Negotiating Price in an African American Beauty Salon

  • Author(s): Jacobs-Huey, Lanita
  • et al.

For many African American women, the beauty salon is a site of communal bonding, as well as a public space where professional and personal identities are coconstructed by and for women. Client-hairdresser negotiations about hair are integral to women's interactions at the salon. Negotiations must mediate between clients' personal preferences and potential economic investment and the hairdresser' s professional expertise, creative agency, and advertising potential (i.e., a clients' hairstyle advertises the hairdresser' s craft). Clients employ a range of prosodic, proxemic, and paralinguistic stances to communicate their hair preferences. A t times, the discursive stances employed by clients during negotiations serve to challenge their social identities as service recipients and hair care novices (cf. Jacoby & Gonzales, 1991). Similarly, a hairdresser' s social identity as a service provider and hair care expert can be renegotiated through stances which invite collaboration from the client. This paper discusses a client- initiated negotiation in which, on the surface, a client seeks to ascertain the hairdresser's prescribed hair treatment.

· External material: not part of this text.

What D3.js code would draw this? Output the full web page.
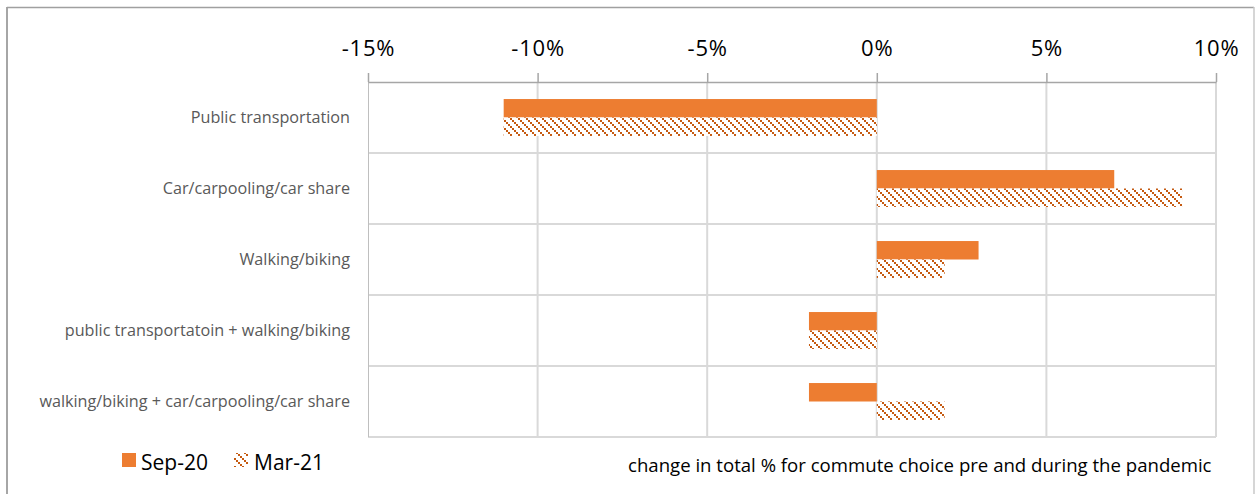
<!DOCTYPE html>
<html>
<head>
<meta charset="utf-8">
<script src="https://cdn.jsdelivr.net/npm/d3@7"></script>
<style>
  html, body { margin: 0; padding: 0; background: #fff; }
  svg { display: block; }
</style>
</head>
<body>
<svg id="chart" width="1255" height="494"></svg>
<script>
const categories = [
  "Public transportation",
  "Car/carpooling/car share",
  "Walking/biking",
  "public transportatoin + walking/biking",
  "walking/biking + car/carpooling/car share"
];
const seriesNames = ["Sep-20", "Mar-21"];
const sep20 = [-11, 7, 3, -2, -2];
const mar21 = [-11, 9, 2, -2, 2];
const tickValues = [-15, -10, -5, 0, 5, 10];
const tickLabels = ["-15%", "-10%", "-5%", "0%", "5%", "10%"];
const noteText = "change in total % for commute choice pre and during the pandemic";

const svg = d3.select("#chart");
const W = 1255, H = 494;
const plot = { left: 368, right: 1216, top: 82, bottom: 437 };
const orange = "#ed7d31";
const hatchColor = "#c55a11";
const font = "'Open Sans', Lato, sans-serif";

// hatch pattern
const defs = svg.append("defs");
const pat = defs.append("pattern")
  .attr("id", "hatch")
  .attr("patternUnits", "userSpaceOnUse")
  .attr("width", 8).attr("height", 8);
pat.append("rect").attr("width", 8).attr("height", 8).attr("fill", "#fff");
[0, 2, 4, 6].forEach(i => {
  pat.append("rect").attr("x", i).attr("y", i).attr("width", 2).attr("height", 2).attr("fill", hatchColor);
});

// outer border
svg.append("line").attr("x1", 7).attr("x2", 7).attr("y1", 7).attr("y2", H).attr("stroke", "#a6a6a6").attr("stroke-width", 2);
svg.append("line").attr("x1", 7).attr("x2", 1254).attr("y1", 7.5).attr("y2", 7.5).attr("stroke", "#a0a0a0").attr("stroke-width", 1.5);
svg.append("line").attr("x1", 1254).attr("x2", 1254).attr("y1", 7).attr("y2", H).attr("stroke", "#c8c8c8").attr("stroke-width", 1.5);

const x = d3.scaleLinear().domain([-15, 10]).range([plot.left, plot.right]);
const y = d3.scaleBand().domain(categories).range([plot.top, plot.bottom]).paddingInner(0.48).paddingOuter(0.24);
const ySub = d3.scaleBand().domain(seriesNames).range([0, y.bandwidth()]);

// horizontal gridlines (category separators)
const bandStep = y.step();
const sepYs = d3.range(1, categories.length + 1).map(i => plot.top + i * bandStep);
svg.append("g").selectAll("line").data(sepYs).join("line")
  .attr("x1", plot.left).attr("x2", plot.right)
  .attr("y1", d => d).attr("y2", d => d)
  .attr("stroke", "#d9d9d9").attr("stroke-width", 2);

// vertical gridlines
svg.append("g").selectAll("line").data(tickValues.slice(1)).join("line")
  .attr("x1", d => x(d)).attr("x2", d => x(d))
  .attr("y1", plot.top).attr("y2", plot.bottom)
  .attr("stroke", "#d9d9d9").attr("stroke-width", 2);

// left category axis line
svg.append("line").attr("x1", plot.left + 0.5).attr("x2", plot.left + 0.5)
  .attr("y1", plot.top).attr("y2", plot.bottom).attr("stroke", "#bfbfbf").attr("stroke-width", 1);

// bars
const rows = categories.map((c, i) => ({ c, vals: [sep20[i], mar21[i]] }));
const gBars = svg.append("g");
rows.forEach(r => {
  r.vals.forEach((v, j) => {
    gBars.append("rect")
      .attr("x", x(Math.min(0, v)))
      .attr("y", y(r.c) + ySub(seriesNames[j]))
      .attr("width", Math.abs(x(v) - x(0)))
      .attr("height", ySub.bandwidth())
      .attr("fill", j === 0 ? orange : "url(#hatch)");
  });
});

// top value axis
const axis = d3.axisTop(x).tickValues(tickValues)
  .tickFormat((d, i) => tickLabels[i]).tickSize(9).tickPadding(17).tickSizeOuter(0);
const gAx = svg.append("g").attr("transform", `translate(0,${plot.top})`).call(axis);
gAx.select(".domain").attr("stroke", "#a6a6a6").attr("stroke-width", 1.5);
gAx.selectAll(".tick line").attr("stroke", "#a6a6a6").attr("stroke-width", 1.5);
gAx.selectAll(".tick text").attr("font-family", font).attr("font-size", 22)
  .attr("letter-spacing", 0.8).attr("fill", "#000");

// category labels
svg.append("g").selectAll("text").data(categories).join("text")
  .attr("x", 350).attr("y", d => y(d) + y.bandwidth() / 2)
  .attr("dy", "0.35em").attr("text-anchor", "end")
  .attr("font-family", font).attr("font-size", 16.2).attr("fill", "#595959")
  .text(d => d);

// legend
const lg = svg.append("g").attr("font-family", font).attr("font-size", 21).attr("fill", "#000");
lg.append("rect").attr("x", 122).attr("y", 453).attr("width", 14).attr("height", 14).attr("fill", orange);
lg.append("text").attr("x", 141).attr("y", 463).attr("dy", "0.35em").text(seriesNames[0]);
lg.append("rect").attr("x", 234).attr("y", 453).attr("width", 14).attr("height", 14).attr("fill", "url(#hatch)");
lg.append("text").attr("x", 254).attr("y", 463).attr("dy", "0.35em").text(seriesNames[1]);

// note
svg.append("text").attr("x", 628).attr("y", 465).attr("dy", "0.35em")
  .attr("font-family", font).attr("font-size", 18.6).attr("fill", "#000")
  .text(noteText);
</script>
</body>
</html>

However, the client's use of questions, prosody, and various paralinguistic cues suggests that this negotiation concerns the hairdresser's intended fee more so than it does her intended hair treatment. Furthermore, the client's series of questions during this negotiation seem to violate her role-expectations of hair novice and challenge the hairdresser's social identity as hair expert. As such, the client's subsequent attempt to trivialize the emphatic weight of her own questions is met with failure as the hairdresser exposes, via humor, the marked nature of those questions.